WHAT TO PRODUCE
Extract each line bearing the word "this".

(Rows from a dataset of charts and code)

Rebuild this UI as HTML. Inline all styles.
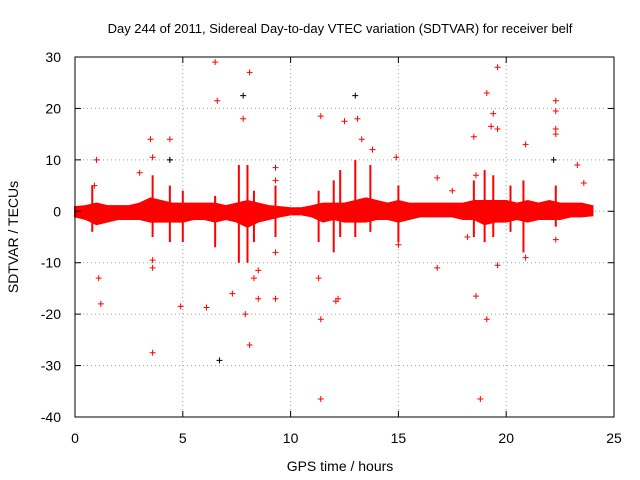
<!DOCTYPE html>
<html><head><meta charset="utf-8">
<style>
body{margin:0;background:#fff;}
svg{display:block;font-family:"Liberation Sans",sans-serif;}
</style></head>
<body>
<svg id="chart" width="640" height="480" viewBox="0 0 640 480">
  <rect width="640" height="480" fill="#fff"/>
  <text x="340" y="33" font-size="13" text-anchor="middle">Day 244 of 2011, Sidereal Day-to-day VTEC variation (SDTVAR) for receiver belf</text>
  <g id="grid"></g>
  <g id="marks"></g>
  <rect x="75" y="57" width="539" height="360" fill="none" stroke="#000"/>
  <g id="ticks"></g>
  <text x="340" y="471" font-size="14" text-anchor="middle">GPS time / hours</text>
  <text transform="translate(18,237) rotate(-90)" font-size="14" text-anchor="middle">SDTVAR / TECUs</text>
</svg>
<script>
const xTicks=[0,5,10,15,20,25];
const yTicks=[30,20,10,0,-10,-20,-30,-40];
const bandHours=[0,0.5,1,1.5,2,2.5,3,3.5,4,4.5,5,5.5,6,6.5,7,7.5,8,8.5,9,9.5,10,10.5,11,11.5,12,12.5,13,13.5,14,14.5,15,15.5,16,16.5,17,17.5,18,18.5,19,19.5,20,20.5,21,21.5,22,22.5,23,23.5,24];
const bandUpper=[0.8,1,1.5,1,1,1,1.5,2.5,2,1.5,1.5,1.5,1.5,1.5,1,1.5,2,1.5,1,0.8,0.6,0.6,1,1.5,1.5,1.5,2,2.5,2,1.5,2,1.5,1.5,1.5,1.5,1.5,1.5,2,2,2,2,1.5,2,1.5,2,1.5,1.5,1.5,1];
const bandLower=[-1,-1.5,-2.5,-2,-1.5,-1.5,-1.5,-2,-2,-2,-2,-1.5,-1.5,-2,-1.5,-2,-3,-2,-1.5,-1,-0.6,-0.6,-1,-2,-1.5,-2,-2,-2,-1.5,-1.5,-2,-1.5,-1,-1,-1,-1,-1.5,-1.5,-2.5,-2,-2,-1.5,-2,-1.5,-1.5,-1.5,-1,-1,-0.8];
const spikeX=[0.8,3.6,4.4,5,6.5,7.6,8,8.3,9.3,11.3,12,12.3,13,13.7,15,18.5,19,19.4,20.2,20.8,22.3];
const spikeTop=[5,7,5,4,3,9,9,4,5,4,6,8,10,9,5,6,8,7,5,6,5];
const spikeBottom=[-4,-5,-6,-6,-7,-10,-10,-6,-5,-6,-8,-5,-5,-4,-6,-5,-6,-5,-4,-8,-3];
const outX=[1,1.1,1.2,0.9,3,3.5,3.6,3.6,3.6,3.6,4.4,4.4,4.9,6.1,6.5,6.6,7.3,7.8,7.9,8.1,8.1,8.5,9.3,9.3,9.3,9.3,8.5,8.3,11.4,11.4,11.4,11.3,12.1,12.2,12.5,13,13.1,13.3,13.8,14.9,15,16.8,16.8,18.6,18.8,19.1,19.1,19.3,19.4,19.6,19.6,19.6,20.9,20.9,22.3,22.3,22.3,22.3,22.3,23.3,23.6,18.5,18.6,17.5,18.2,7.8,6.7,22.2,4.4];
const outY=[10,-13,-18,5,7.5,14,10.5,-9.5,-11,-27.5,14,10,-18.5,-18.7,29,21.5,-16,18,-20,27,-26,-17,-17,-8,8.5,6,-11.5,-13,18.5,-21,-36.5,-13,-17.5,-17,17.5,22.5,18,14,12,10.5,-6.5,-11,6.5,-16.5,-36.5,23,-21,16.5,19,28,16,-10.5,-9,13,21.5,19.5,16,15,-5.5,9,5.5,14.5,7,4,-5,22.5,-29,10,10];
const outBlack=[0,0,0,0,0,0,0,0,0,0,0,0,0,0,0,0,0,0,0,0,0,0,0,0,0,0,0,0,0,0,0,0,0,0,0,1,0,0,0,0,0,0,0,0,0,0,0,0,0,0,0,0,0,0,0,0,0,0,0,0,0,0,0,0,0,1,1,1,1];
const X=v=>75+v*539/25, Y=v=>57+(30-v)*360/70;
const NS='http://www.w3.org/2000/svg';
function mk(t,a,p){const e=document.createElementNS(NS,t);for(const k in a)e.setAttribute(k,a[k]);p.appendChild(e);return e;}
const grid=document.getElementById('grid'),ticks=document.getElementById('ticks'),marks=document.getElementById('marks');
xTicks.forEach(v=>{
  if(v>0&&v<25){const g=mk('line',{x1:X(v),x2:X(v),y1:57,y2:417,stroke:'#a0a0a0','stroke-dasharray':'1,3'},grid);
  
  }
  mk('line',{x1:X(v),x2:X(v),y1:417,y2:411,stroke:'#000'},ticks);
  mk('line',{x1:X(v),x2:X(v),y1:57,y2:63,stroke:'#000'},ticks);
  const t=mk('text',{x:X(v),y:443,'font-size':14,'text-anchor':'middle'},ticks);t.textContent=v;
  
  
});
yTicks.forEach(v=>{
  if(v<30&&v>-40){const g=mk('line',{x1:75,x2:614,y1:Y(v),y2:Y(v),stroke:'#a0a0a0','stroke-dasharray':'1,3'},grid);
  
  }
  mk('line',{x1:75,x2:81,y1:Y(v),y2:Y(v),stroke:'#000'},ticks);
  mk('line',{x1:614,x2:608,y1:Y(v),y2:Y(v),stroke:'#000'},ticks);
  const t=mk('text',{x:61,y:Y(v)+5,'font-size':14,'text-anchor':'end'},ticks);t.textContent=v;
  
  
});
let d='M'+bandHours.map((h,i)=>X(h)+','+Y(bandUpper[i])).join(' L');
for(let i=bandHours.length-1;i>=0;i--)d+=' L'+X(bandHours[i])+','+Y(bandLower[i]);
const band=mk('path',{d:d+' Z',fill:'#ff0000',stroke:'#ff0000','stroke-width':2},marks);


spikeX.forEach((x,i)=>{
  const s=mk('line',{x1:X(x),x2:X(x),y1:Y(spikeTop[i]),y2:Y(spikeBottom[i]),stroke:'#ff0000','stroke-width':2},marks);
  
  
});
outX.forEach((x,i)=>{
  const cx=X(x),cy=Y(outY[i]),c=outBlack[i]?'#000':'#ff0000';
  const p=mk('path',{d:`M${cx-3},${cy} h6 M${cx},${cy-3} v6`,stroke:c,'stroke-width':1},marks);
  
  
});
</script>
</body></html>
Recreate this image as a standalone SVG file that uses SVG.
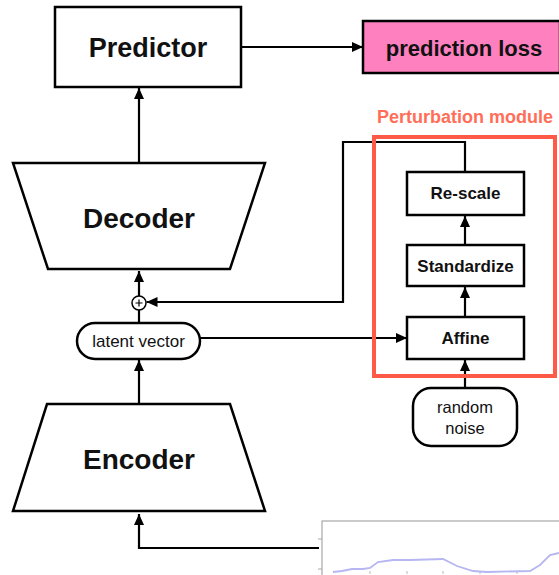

WRITTEN ANSWER
Rebuild this UI as HTML. Inline all styles.
Recreate this image as a standalone SVG file that uses SVG.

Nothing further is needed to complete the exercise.